May 4, 2010 · 0 comments

Part 1 of 5 – Introduction and Self-Awareness

“The better my decision-making, the better my company”. CEOs and business owners uniformly agree with this assertion. There is no shortage of articles and books describing, comparing, discussing and analyzing what factors encompass or impact decision-making. There are laundry lists of personality traits, behavioral competencies, situational considerations, and context/timing examples where a great man enters precisely at the right moment and makes the perfect decision. But what can you, as an individual do to actually improve your decision-making skills?

I advocate improvement lies through three connected principles:

  1. Continuously deepening self awareness advances the process of clearer introspection
  2. Honest and truthful introspection removes bias from the ego, improving objectivity
  3. Objectivity enhances decision-making

Ultimately, great decisions lead to great results. This is what business leaders are paid to deliver. The goal of introspection is changing the arc of time. Life lessons are learned slowly, sometimes painfully, over time. But with accurate introspection you grow and learn more quickly.

Self -Awareness

My core premise is that the deeper and better you understand yourself, i.e. self-awareness, the more your executive skills flourish. I advocate reflection, looking within, and analyzing oneself is complementary to, not a substitute for, life experience. Experience by itself is inadequate. We are all too familiar with managers who tout “experience” as their primary qualification. No one is arguing experience isn’t useful. To have witnessed and worked with scenarios that are analogous and draw parallels is valuable. Yet we also recognize that business issues are usually singular and unique even if one previously encountered similar situations. The particular complexities, nuances, and environment dictate its own idiosyncratic solution.

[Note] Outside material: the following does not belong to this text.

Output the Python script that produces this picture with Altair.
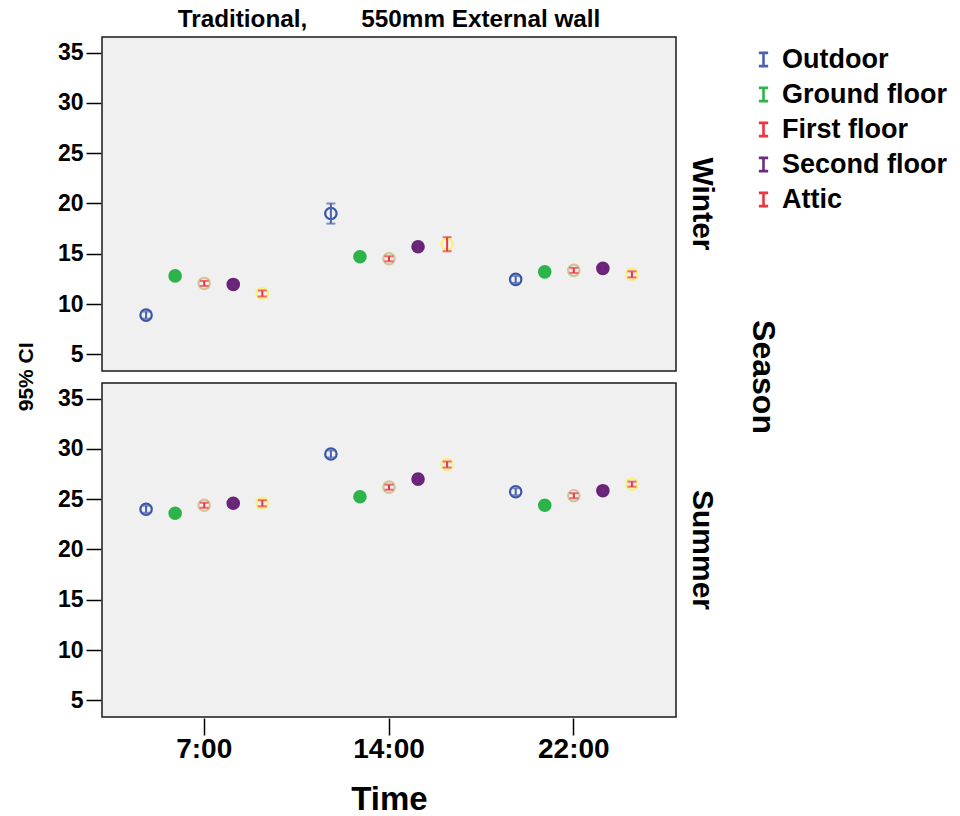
import altair as alt
import pandas as pd

F = "Liberation Sans, Arial, sans-serif"
TITLE = "\u00a0\u00a0Traditional," + "\u00a0" * 8 + "550mm External wall"

series = ["Outdoor", "Ground floor", "First floor", "Second floor", "Attic"]
times = ["7:00", "14:00", "22:00"]
seasons = ["Winter", "Summer"]

# means at 7:00, 14:00, 22:00
winter_mean = {
    "Outdoor": [8.9, 19.0, 12.45],
    "Ground floor": [12.8, 14.7, 13.2],
    "First floor": [12.05, 14.5, 13.35],
    "Second floor": [11.95, 15.7, 13.55],
    "Attic": [11.05, 15.95, 12.95],
}
winter_half = {
    "Outdoor": [0.35, 1.0, 0.35],
    "Ground floor": [0.3, 0.3, 0.3],
    "First floor": [0.25, 0.25, 0.25],
    "Second floor": [0.25, 0.4, 0.3],
    "Attic": [0.3, 0.7, 0.3],
}
summer_mean = {
    "Outdoor": [24.0, 29.5, 25.75],
    "Ground floor": [23.6, 25.25, 24.4],
    "First floor": [24.4, 26.2, 25.35],
    "Second floor": [24.6, 27.0, 25.85],
    "Attic": [24.6, 28.45, 26.5],
}
summer_half = {
    "Outdoor": [0.35, 0.35, 0.35],
    "Ground floor": [0.3, 0.3, 0.3],
    "First floor": [0.25, 0.25, 0.25],
    "Second floor": [0.3, 0.3, 0.3],
    "Attic": [0.3, 0.3, 0.25],
}

bar_colors = ["#4a62b0", "#2db54a", "#ef3340", "#6e2a80", "#ef3340"]
ring_colors = ["#3b55a6", "#2cb34a", "#d2c597", "#6a2477", "#f6f27a"]
fill_colors = ["transparent", "#2cb34a", "transparent", "#6a2477", "transparent"]
marker_keys = ["m_" + s for s in series]

rows = []
for season, means, halves in [("Winter", winter_mean, winter_half),
                              ("Summer", summer_mean, summer_half)]:
    for k, s in enumerate(series):
        for i, t in enumerate(times):
            m = means[s][i]
            h = halves[s][i]
            rows.append(dict(season=season, time=t, series=s, marker=marker_keys[k],
                             mean=m, lo=m - h, hi=m + h, wall=TITLE))
df = pd.DataFrame(rows)

yscale = alt.Scale(domain=[3.34, 36.56], nice=False, zero=False)
yaxis = alt.Axis(title=None, values=[5, 10, 15, 20, 25, 30, 35])
x = alt.X("time:N", sort=times, title="Time",
          scale=alt.Scale(paddingOuter=0.053, paddingInner=0),
          axis=alt.Axis(title="Time", labelAngle=0))
xo = alt.XOffset("marker:N", sort=marker_keys,
                 scale=alt.Scale(paddingOuter=0.68, paddingInner=0))

pts = alt.Chart().mark_point(shape="circle", size=130, strokeWidth=2.2, opacity=1).encode(
    x=x, xOffset=xo,
    y=alt.Y("mean:Q", scale=yscale, axis=yaxis),
    stroke=alt.Stroke("marker:N", scale=alt.Scale(domain=marker_keys, range=ring_colors), legend=None),
    fill=alt.Fill("marker:N", scale=alt.Scale(domain=marker_keys, range=fill_colors), legend=None),
)

color = alt.Color(
    "series:N", sort=series,
    scale=alt.Scale(domain=series, range=bar_colors),
    legend=alt.Legend(
        title=None, orient="none", legendX=648, legendY=9,
        symbolType="M-0.7,-1H0.7M0,-1V1M-0.7,1H0.7",
        symbolSize=175, symbolStrokeWidth=2.6, symbolFillColor="transparent",
        symbolOpacity=1,
        labelFontSize=27, labelFontWeight="bold", labelFont=F, labelColor="#000000",
        labelOffset=5, rowPadding=7, labelLimit=0,
    ),
)

rules = alt.Chart().mark_rule(strokeWidth=2).encode(
    x=x, xOffset=xo,
    y=alt.Y("lo:Q", scale=yscale, axis=yaxis), y2="hi:Q",
    color=color,
)

caps = alt.Chart().transform_fold(["lo", "hi"], as_=["end", "val"]).mark_tick(
    thickness=2, size=9).encode(
    x=x, xOffset=xo,
    y=alt.Y("val:Q", scale=yscale, axis=yaxis),
    color=color,
)

layer = alt.layer(pts, rules, caps).properties(width=574, height=334)

chart = alt.FacetChart(
    data=df,
    spec=layer,
    facet=alt.FacetMapping(
        row=alt.Facet("season:N", sort=seasons, header=alt.Header(
            title="Season", titleOrient="right", titleAngle=90,
            titleFontSize=32, titleFontWeight="bold", titleFont=F, titleColor="#000000",
            titlePadding=19,
            labelOrient="right", labelAngle=90, labelFontSize=30,
            labelFontWeight="bold", labelFont=F, labelColor="#000000", labelPadding=10)),
        column=alt.Facet("wall:N", header=alt.Header(
            title=None, labelFontSize=24.3, labelFontWeight="bold", labelFont=F,
            labelColor="#000000", labelPadding=4)),
    ),
    spacing={"row": 10, "column": 0},
).properties(
    title=alt.TitleParams("95% CI", orient="left", anchor="middle", frame="bounds",
                          fontSize=21, fontWeight="bold", font=F, color="#000000",
                          offset=20, dx=35),
    padding={"left": 16, "top": 7, "right": 5, "bottom": 5},
    background="#ffffff",
).configure_view(
    fill="#f0f0f0", stroke="#1a1a1a", strokeWidth=1.5
).configure_axis(
    grid=False, domain=False, tickColor="#000000", tickWidth=1.5,
    labelFont=F, labelFontWeight="bold", labelColor="#000000",
    titleFont=F, titleFontWeight="bold", titleColor="#000000",
).configure_axisY(
    labelFontSize=23, tickSize=15, labelPadding=3,
).configure_axisX(
    labelFontSize=28, tickSize=17, labelPadding=0, titleFontSize=33, titlePadding=20,
)

chart.save("out.html", embed_options={"renderer": "svg", "actions": False})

One of the (too few!) benefits of aging is reflecting back and grasping life patterns and themes. But besides “experience” there are several pathways to acquire self knowledge.

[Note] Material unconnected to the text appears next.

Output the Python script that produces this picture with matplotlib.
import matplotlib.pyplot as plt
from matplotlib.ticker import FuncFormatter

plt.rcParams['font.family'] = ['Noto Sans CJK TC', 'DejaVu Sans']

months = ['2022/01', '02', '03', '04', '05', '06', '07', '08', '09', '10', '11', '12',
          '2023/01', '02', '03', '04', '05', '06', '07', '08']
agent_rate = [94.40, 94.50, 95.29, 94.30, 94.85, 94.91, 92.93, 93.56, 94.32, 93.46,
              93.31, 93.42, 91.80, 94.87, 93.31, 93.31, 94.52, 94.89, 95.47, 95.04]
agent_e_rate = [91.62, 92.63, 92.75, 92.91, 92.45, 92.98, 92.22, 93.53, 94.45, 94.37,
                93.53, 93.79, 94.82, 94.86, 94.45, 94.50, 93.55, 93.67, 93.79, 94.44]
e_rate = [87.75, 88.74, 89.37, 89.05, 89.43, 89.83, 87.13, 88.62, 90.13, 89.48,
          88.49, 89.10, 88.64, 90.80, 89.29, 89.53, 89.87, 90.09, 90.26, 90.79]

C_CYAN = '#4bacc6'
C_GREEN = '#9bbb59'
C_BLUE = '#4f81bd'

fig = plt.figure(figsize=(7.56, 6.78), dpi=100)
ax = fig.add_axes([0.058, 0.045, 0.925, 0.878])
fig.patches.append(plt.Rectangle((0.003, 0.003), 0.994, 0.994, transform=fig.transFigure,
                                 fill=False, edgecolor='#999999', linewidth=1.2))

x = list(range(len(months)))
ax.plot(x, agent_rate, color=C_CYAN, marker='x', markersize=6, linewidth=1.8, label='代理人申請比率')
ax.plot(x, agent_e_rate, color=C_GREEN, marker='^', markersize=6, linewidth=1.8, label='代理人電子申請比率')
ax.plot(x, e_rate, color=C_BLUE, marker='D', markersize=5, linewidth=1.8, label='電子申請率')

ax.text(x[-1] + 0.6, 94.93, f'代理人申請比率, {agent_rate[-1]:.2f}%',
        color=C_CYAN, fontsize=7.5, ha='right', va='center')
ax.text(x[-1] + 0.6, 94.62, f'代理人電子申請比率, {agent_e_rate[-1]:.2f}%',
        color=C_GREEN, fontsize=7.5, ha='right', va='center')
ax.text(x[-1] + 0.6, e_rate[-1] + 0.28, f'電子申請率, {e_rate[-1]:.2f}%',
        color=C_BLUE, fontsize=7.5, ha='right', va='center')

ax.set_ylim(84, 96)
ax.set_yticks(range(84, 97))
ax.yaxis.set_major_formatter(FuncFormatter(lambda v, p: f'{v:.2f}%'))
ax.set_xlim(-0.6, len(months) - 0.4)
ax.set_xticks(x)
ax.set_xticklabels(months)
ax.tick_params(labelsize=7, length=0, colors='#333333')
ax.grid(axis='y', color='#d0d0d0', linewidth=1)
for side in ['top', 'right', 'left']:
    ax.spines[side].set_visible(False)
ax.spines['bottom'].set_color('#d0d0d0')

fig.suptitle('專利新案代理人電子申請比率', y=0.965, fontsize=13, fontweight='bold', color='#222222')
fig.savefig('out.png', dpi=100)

-          Personality tests that are interpreted by a licensed and experienced behavioral scientist are illuminating. This is especially true when you undergo several assessments over the years and common themes emerge.

-          The ubiquitous “360º” popular in the corporate world is a process whereby peers, subordinates, bosses and business partners rate an executive on a number of traits, attributes, performance skills. Validity occurs when feedback from diverse sources forms a pattern or correlates.

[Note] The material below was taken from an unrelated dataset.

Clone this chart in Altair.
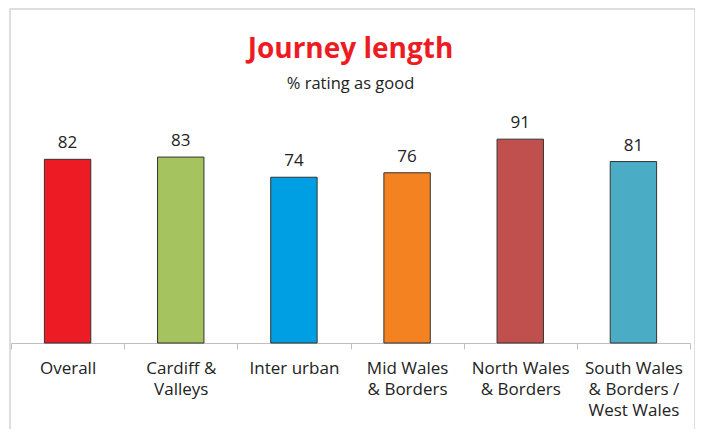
import altair as alt
import pandas as pd

categories = [
    "Overall",
    "Cardiff &|Valleys",
    "Inter urban",
    "Mid Wales|& Borders",
    "North Wales|& Borders",
    "South Wales|& Borders /|West Wales",
]
values = [82, 83, 74, 76, 91, 81]
colors = ["#ED1C24", "#A5C35E", "#009FE3", "#F58220", "#C0504D", "#4BACC6"]

df = pd.DataFrame({"category": categories, "value": values, "color": colors})

FONT = "Open Sans"

x = alt.X(
    "category:N",
    sort=categories,
    scale=alt.Scale(paddingInner=0, paddingOuter=0),
    axis=alt.Axis(
        title=None,
        labelExpr="isValid(datum.value) ? split(datum.value, '|') : ''",
        labelAngle=0,
        tickBand="extent",
        tickSize=6,
        tickColor="#bfbfbf",
        domainColor="#bfbfbf",
        labelFontSize=17,
        labelLineHeight=21,
        labelPadding=11,
        labelFont=FONT,
        labelColor="#222222",
        labelOverlap=False,
    ),
)
y = alt.Y("value:Q", scale=alt.Scale(domain=[0, 100], nice=False), axis=None)

base = alt.Chart(df)

frame = alt.Chart(pd.DataFrame({"a": [0]})).mark_rect(
    fillOpacity=0, stroke="#d4d4d4", strokeWidth=1.5
).encode(
    x=alt.value(-1), x2=alt.value(684), y=alt.value(-110), y2=alt.value(340)
)

bars = base.mark_bar(
    width=alt.RelativeBandSize(0.41), stroke="#333333", strokeWidth=1
).encode(x=x, y=y, color=alt.Color("color:N", scale=None))

labels = base.mark_text(
    dy=-11, baseline="alphabetic", fontSize=17, font=FONT, color="#222222"
).encode(x=x, y=y, text="value:Q")

chart = alt.layer(frame, bars, labels).properties(
    width=679,
    height=224,
    autosize=alt.AutoSizeParams(type="none"),
    padding={"left": 3, "top": 111, "right": 5, "bottom": 86},
    title=alt.Title(
        "Journey length",
        subtitle="% rating as good",
        fontSize=28,
        font=FONT,
        fontWeight="bold",
        color="#ED1C24",
        subtitleFontSize=16.5,
        subtitleFont=FONT,
        subtitleColor="#222222",
        subtitlePadding=12,
        anchor="middle",
        offset=-84,
    ),
).configure_view(stroke=None)

chart.save("out.html", embed_options={"renderer": "svg", "actions": False})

-          Being open to meaningful dialogues from trusted people and advisors. Trusted, insightful friends who you open up to and who provide honest feedback because they trust in the power of the relationship is one of life’s real pluses.

-          Reading meaningful and impactful books, newspapers and articles that cause you to think about life. Watching political talk shows and talk radio that challenges your own beliefs and values. These considerations can translate into behavior and management practices as you formulate a view of the nature of mankind.